BOULOGNE is quite different from Dunkerque
and Calais - recommendation in itself. It has long been an important
harbour and claims to be the largest fishing base in Europe. Rising
above the port is an attractive medieval quarter, the ville haute , contained within the old town walls and dominated by a grand, domed cathedral. Below, amid the newer shopping streets of the
ville basse
, are some of the best charcuteries and pâtisseries in the north, along
with an impressive array of fish restaurants. Alone among the northeast
Channel ports, this is a place that might actually tempt you to stay.
The quiet cobbled streets of the ville haute make a pleasant respite from the noise and congestion of the ville basse . Within the walls, the Basilique Notre-Dame (closed for 2hr around
noon,
except during July & Aug) is an odd building - raised in the
nineteenth century by the town's vicar, without any architectural
knowledge or advice - yet it seems to work. In the vast and
labyrinthine crypt (Tues-Sun 2-5pm;
€1.22) you can see frescoed remains of the Romanesque building and
relics of a Roman temple to Diana. In the main part of the church sits
a bizarre white statue of the Virgin and Child on a boat-chariot, drawn
here on its own wheels from Lourdes over the course of six years during a pilgrimage in the 1940s.
Nearby, the Château Musée (Mon & Wed-Sat
10am-12.30pm & 2-5pm, Sun 10am-12.30pm & 2.30-5.30pm;
€3.05) has Egyptian funerary objects donated by a local-born
Egyptologist and a good collection of Greek pots. Alternatively, you
can climb up the most ancient monument in the old town, the
twelfth-century belfry (Mon-Fri 8am-6pm, Sat 8am-noon; free;
access via the Hôtel de Ville), attached to the Hôtel de Ville, at the
other end of rue de Lille from the Basilique, or stroll round along the
medieval walls , decked out with rosebeds, gravel paths and benches for picnicking, with impressive views over the town and port.

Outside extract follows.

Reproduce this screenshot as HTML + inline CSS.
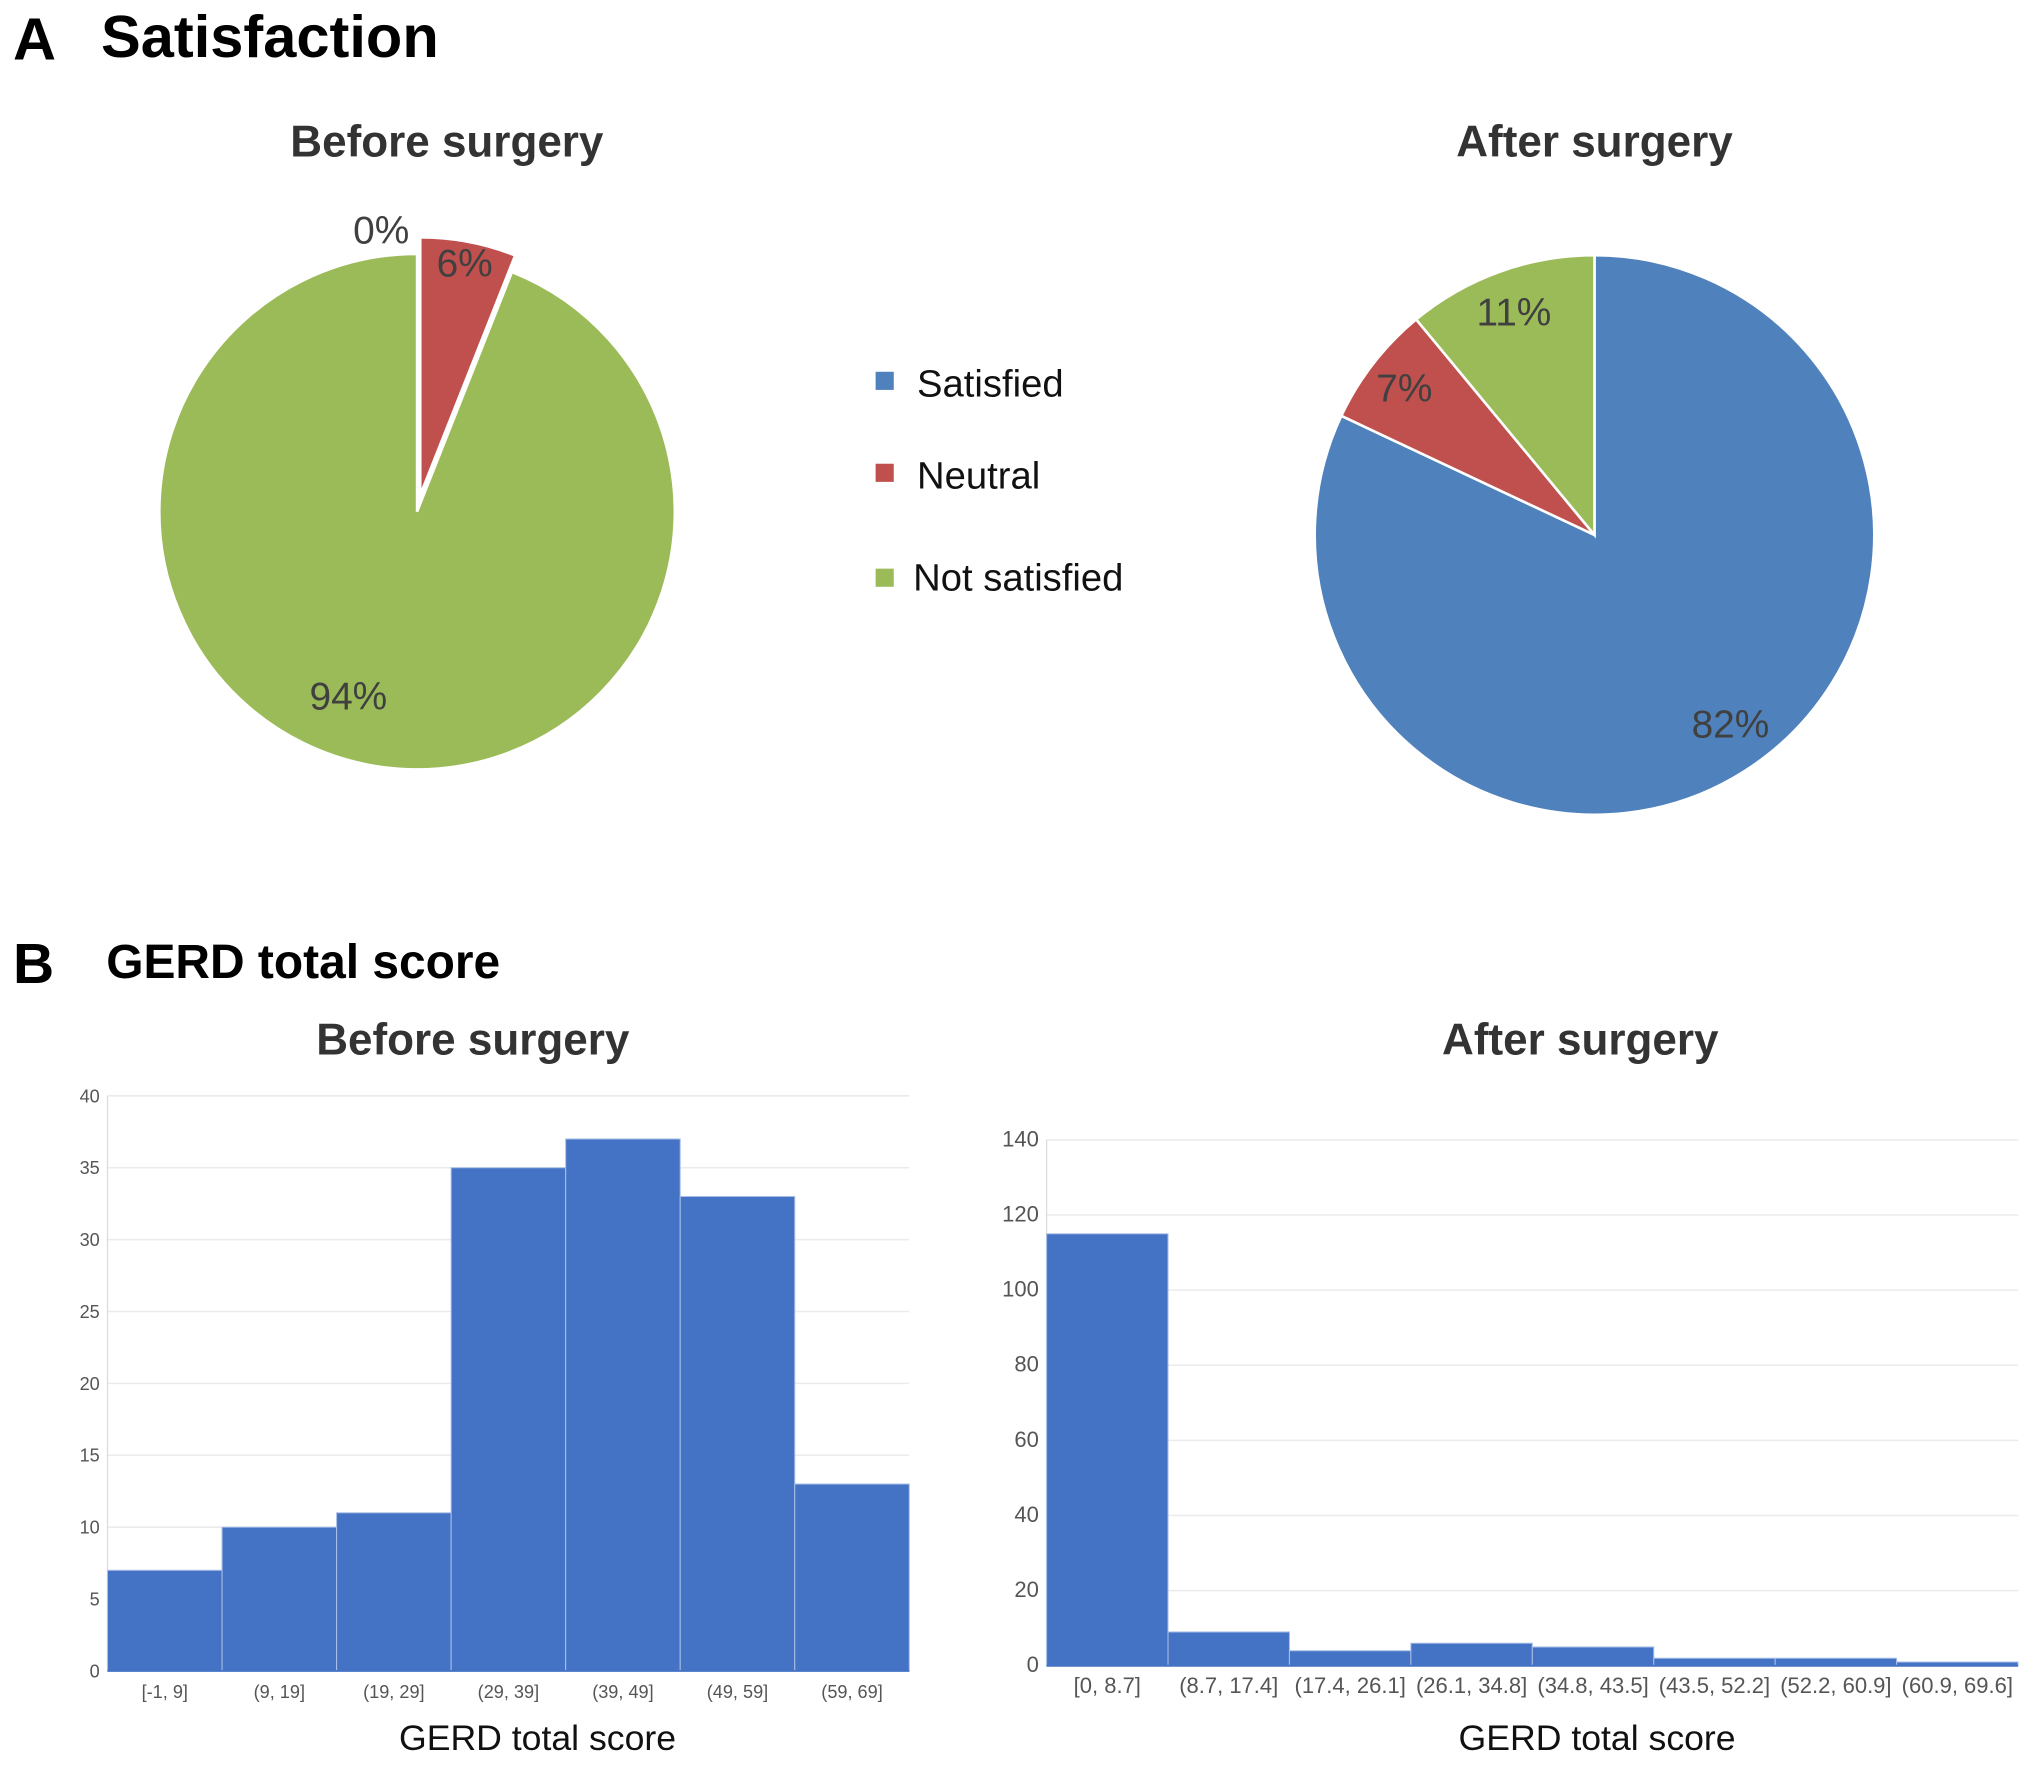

Outside the ville haute the place to head for is the town's smart new aquarium at the Centre National de la Mer, or Nausicaá
, on boulevard Sainte-Beuve (daily: July & Aug 9.30am-8pm; rest of
year 9.30am-6.30pm; closed 3 weeks in Jan; €10.37). Ultraviolet
lighting and New Age music create a suitably weird ambience, while
hammerhead sharks circle overhead and giant conger eels conceal
themselves in rusty pipes - definitely not for piscophobes. There's
plenty of educational stuff, too (in French and English throughout),
and a half-hour film show, though only a passing nod towards
environmental issues.
Three kilometres north of Boulogne on the N1 stands the Colonne de la Grande Armée , where, in 1803, Napoléon is said to have changed his mind about invading
Britain and turned his troops east towards Austria.
The column was originally topped by a bronze figure of Napoléon
symbolically clad in Roman garb - though his head, equally
symbolically, was shot off by the British navy during World War II. It
is now displayed in the Château Musée.